# Exercise instructions
Write the data out again exactly, dropping any images it holds.

# Raw data

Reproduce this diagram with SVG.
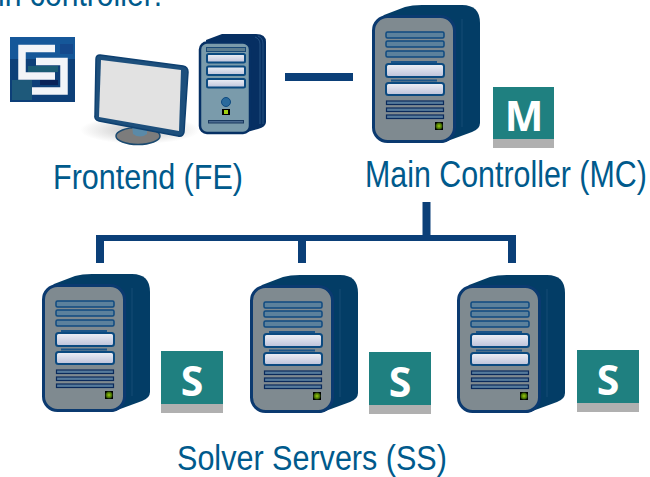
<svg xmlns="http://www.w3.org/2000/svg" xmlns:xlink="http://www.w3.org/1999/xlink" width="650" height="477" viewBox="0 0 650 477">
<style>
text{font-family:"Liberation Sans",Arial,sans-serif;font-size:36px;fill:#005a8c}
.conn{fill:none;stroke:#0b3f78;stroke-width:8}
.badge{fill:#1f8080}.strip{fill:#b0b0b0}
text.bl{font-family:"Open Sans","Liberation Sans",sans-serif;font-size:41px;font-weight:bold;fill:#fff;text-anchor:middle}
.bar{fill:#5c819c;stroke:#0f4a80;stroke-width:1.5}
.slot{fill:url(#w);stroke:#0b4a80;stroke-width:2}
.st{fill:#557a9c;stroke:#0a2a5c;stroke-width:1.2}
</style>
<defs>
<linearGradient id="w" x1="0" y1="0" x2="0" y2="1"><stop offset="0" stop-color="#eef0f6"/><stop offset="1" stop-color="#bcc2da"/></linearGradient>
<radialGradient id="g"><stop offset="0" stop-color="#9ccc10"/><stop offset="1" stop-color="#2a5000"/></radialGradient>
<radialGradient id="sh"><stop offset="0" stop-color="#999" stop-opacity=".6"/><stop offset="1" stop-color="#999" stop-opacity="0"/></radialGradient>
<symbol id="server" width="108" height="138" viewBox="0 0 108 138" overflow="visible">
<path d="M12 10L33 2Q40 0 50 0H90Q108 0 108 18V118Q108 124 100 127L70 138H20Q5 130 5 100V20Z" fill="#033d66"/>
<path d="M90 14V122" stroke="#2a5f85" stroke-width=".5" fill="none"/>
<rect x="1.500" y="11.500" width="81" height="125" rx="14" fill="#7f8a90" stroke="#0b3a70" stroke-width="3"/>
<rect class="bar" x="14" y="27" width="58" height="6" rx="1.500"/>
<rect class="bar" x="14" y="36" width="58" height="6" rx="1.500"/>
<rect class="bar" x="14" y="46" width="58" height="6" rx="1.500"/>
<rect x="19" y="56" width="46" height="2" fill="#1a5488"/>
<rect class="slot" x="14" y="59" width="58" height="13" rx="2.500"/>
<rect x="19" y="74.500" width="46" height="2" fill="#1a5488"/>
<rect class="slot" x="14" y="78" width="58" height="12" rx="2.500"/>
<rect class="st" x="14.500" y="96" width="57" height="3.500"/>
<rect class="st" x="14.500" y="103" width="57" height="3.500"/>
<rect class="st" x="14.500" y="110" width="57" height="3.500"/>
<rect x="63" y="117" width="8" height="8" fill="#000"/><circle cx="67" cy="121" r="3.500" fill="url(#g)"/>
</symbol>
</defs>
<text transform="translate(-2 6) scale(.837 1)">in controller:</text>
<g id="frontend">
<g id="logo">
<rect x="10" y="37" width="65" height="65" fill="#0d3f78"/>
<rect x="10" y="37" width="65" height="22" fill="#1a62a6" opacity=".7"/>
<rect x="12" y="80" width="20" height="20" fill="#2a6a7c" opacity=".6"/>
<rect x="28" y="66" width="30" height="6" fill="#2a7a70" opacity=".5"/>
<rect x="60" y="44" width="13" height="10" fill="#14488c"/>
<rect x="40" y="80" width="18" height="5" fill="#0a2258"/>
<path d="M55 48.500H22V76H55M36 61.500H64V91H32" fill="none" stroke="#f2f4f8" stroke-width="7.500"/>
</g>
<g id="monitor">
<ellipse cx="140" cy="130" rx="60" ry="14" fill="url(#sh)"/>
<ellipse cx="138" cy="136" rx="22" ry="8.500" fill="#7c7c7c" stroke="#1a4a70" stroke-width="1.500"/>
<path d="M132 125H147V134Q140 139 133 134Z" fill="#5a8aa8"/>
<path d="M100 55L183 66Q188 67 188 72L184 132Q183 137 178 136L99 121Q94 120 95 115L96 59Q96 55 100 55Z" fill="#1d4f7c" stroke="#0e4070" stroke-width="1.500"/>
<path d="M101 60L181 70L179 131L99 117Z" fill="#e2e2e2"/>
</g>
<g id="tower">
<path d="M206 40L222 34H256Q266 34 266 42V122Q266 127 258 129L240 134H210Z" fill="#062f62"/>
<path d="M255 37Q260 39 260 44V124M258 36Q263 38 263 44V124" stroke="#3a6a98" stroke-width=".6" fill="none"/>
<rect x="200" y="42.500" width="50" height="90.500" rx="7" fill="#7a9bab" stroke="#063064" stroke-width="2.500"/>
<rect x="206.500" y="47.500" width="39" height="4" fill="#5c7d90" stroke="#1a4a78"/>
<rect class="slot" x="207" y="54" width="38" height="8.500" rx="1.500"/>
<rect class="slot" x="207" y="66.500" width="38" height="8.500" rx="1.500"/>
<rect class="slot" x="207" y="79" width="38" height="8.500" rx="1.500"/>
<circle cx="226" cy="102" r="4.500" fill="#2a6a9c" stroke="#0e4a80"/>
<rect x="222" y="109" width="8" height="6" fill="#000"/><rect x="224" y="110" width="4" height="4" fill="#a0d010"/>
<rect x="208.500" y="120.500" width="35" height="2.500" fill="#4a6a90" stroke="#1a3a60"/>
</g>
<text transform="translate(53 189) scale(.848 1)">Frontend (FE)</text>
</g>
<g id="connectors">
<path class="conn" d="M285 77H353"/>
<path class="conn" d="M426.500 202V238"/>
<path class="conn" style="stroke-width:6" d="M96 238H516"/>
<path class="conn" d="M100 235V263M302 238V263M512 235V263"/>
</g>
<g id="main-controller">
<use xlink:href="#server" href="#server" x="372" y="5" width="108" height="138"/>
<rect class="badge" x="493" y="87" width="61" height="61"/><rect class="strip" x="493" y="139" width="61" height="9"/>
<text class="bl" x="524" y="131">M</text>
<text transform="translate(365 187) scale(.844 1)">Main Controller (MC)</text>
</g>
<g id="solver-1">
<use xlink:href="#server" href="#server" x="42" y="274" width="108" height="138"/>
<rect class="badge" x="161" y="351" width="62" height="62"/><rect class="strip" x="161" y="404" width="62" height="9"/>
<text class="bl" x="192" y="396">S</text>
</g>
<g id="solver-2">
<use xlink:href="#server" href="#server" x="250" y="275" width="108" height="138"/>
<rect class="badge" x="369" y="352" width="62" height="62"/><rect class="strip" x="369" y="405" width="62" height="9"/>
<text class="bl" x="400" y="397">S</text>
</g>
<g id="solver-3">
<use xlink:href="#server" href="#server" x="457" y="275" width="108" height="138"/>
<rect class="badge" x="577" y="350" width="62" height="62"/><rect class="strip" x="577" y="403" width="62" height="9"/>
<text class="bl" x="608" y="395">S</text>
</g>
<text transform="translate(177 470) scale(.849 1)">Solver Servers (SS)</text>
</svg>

# The response
Reproduce this diagram with SVG.
<svg xmlns="http://www.w3.org/2000/svg" xmlns:xlink="http://www.w3.org/1999/xlink" width="650" height="477" viewBox="0 0 650 477">
<style>
text{font-family:"Liberation Sans",Arial,sans-serif;font-size:36px;fill:#005a8c}
.conn{fill:none;stroke:#0b3f78;stroke-width:8}
.badge{fill:#1f8080}.strip{fill:#b0b0b0}
text.bl{font-family:"Open Sans","Liberation Sans",sans-serif;font-size:41px;font-weight:bold;fill:#fff;text-anchor:middle}
.bar{fill:#5c819c;stroke:#0f4a80;stroke-width:1.5}
.slot{fill:url(#w);stroke:#0b4a80;stroke-width:2}
.st{fill:#557a9c;stroke:#0a2a5c;stroke-width:1.2}
</style>
<defs>
<linearGradient id="w" x1="0" y1="0" x2="0" y2="1"><stop offset="0" stop-color="#eef0f6"/><stop offset="1" stop-color="#bcc2da"/></linearGradient>
<radialGradient id="g"><stop offset="0" stop-color="#9ccc10"/><stop offset="1" stop-color="#2a5000"/></radialGradient>
<radialGradient id="sh"><stop offset="0" stop-color="#999" stop-opacity=".6"/><stop offset="1" stop-color="#999" stop-opacity="0"/></radialGradient>
<symbol id="server" width="108" height="138" viewBox="0 0 108 138" overflow="visible">
<path d="M12 10L33 2Q40 0 50 0H90Q108 0 108 18V118Q108 124 100 127L70 138H20Q5 130 5 100V20Z" fill="#033d66"/>
<path d="M90 14V122" stroke="#2a5f85" stroke-width=".5" fill="none"/>
<rect x="1.500" y="11.500" width="81" height="125" rx="14" fill="#7f8a90" stroke="#0b3a70" stroke-width="3"/>
<rect class="bar" x="14" y="27" width="58" height="6" rx="1.500"/>
<rect class="bar" x="14" y="36" width="58" height="6" rx="1.500"/>
<rect class="bar" x="14" y="46" width="58" height="6" rx="1.500"/>
<rect x="19" y="56" width="46" height="2" fill="#1a5488"/>
<rect class="slot" x="14" y="59" width="58" height="13" rx="2.500"/>
<rect x="19" y="74.500" width="46" height="2" fill="#1a5488"/>
<rect class="slot" x="14" y="78" width="58" height="12" rx="2.500"/>
<rect class="st" x="14.500" y="96" width="57" height="3.500"/>
<rect class="st" x="14.500" y="103" width="57" height="3.500"/>
<rect class="st" x="14.500" y="110" width="57" height="3.500"/>
<rect x="63" y="117" width="8" height="8" fill="#000"/><circle cx="67" cy="121" r="3.500" fill="url(#g)"/>
</symbol>
</defs>
<text transform="translate(-2 6) scale(.837 1)">in controller:</text>
<g id="frontend">
<g id="logo">
<rect x="10" y="37" width="65" height="65" fill="#0d3f78"/>
<rect x="10" y="37" width="65" height="22" fill="#1a62a6" opacity=".7"/>
<rect x="12" y="80" width="20" height="20" fill="#2a6a7c" opacity=".6"/>
<rect x="28" y="66" width="30" height="6" fill="#2a7a70" opacity=".5"/>
<rect x="60" y="44" width="13" height="10" fill="#14488c"/>
<rect x="40" y="80" width="18" height="5" fill="#0a2258"/>
<path d="M55 48.500H22V76H55M36 61.500H64V91H32" fill="none" stroke="#f2f4f8" stroke-width="7.500"/>
</g>
<g id="monitor">
<ellipse cx="140" cy="130" rx="60" ry="14" fill="url(#sh)"/>
<ellipse cx="138" cy="136" rx="22" ry="8.500" fill="#7c7c7c" stroke="#1a4a70" stroke-width="1.500"/>
<path d="M132 125H147V134Q140 139 133 134Z" fill="#5a8aa8"/>
<path d="M100 55L183 66Q188 67 188 72L184 132Q183 137 178 136L99 121Q94 120 95 115L96 59Q96 55 100 55Z" fill="#1d4f7c" stroke="#0e4070" stroke-width="1.500"/>
<path d="M101 60L181 70L179 131L99 117Z" fill="#e2e2e2"/>
</g>
<g id="tower">
<path d="M206 40L222 34H256Q266 34 266 42V122Q266 127 258 129L240 134H210Z" fill="#062f62"/>
<path d="M255 37Q260 39 260 44V124M258 36Q263 38 263 44V124" stroke="#3a6a98" stroke-width=".6" fill="none"/>
<rect x="200" y="42.500" width="50" height="90.500" rx="7" fill="#7a9bab" stroke="#063064" stroke-width="2.500"/>
<rect x="206.500" y="47.500" width="39" height="4" fill="#5c7d90" stroke="#1a4a78"/>
<rect class="slot" x="207" y="54" width="38" height="8.500" rx="1.500"/>
<rect class="slot" x="207" y="66.500" width="38" height="8.500" rx="1.500"/>
<rect class="slot" x="207" y="79" width="38" height="8.500" rx="1.500"/>
<circle cx="226" cy="102" r="4.500" fill="#2a6a9c" stroke="#0e4a80"/>
<rect x="222" y="109" width="8" height="6" fill="#000"/><rect x="224" y="110" width="4" height="4" fill="#a0d010"/>
<rect x="208.500" y="120.500" width="35" height="2.500" fill="#4a6a90" stroke="#1a3a60"/>
</g>
<text transform="translate(53 189) scale(.848 1)">Frontend (FE)</text>
</g>
<g id="connectors">
<path class="conn" d="M285 77H353"/>
<path class="conn" d="M426.500 202V238"/>
<path class="conn" style="stroke-width:6" d="M96 238H516"/>
<path class="conn" d="M100 235V263M302 238V263M512 235V263"/>
</g>
<g id="main-controller">
<use xlink:href="#server" href="#server" x="372" y="5" width="108" height="138"/>
<rect class="badge" x="493" y="87" width="61" height="61"/><rect class="strip" x="493" y="139" width="61" height="9"/>
<text class="bl" x="524" y="131">M</text>
<text transform="translate(365 187) scale(.844 1)">Main Controller (MC)</text>
</g>
<g id="solver-1">
<use xlink:href="#server" href="#server" x="42" y="274" width="108" height="138"/>
<rect class="badge" x="161" y="351" width="62" height="62"/><rect class="strip" x="161" y="404" width="62" height="9"/>
<text class="bl" x="192" y="396">S</text>
</g>
<g id="solver-2">
<use xlink:href="#server" href="#server" x="250" y="275" width="108" height="138"/>
<rect class="badge" x="369" y="352" width="62" height="62"/><rect class="strip" x="369" y="405" width="62" height="9"/>
<text class="bl" x="400" y="397">S</text>
</g>
<g id="solver-3">
<use xlink:href="#server" href="#server" x="457" y="275" width="108" height="138"/>
<rect class="badge" x="577" y="350" width="62" height="62"/><rect class="strip" x="577" y="403" width="62" height="9"/>
<text class="bl" x="608" y="395">S</text>
</g>
<text transform="translate(177 470) scale(.849 1)">Solver Servers (SS)</text>
</svg>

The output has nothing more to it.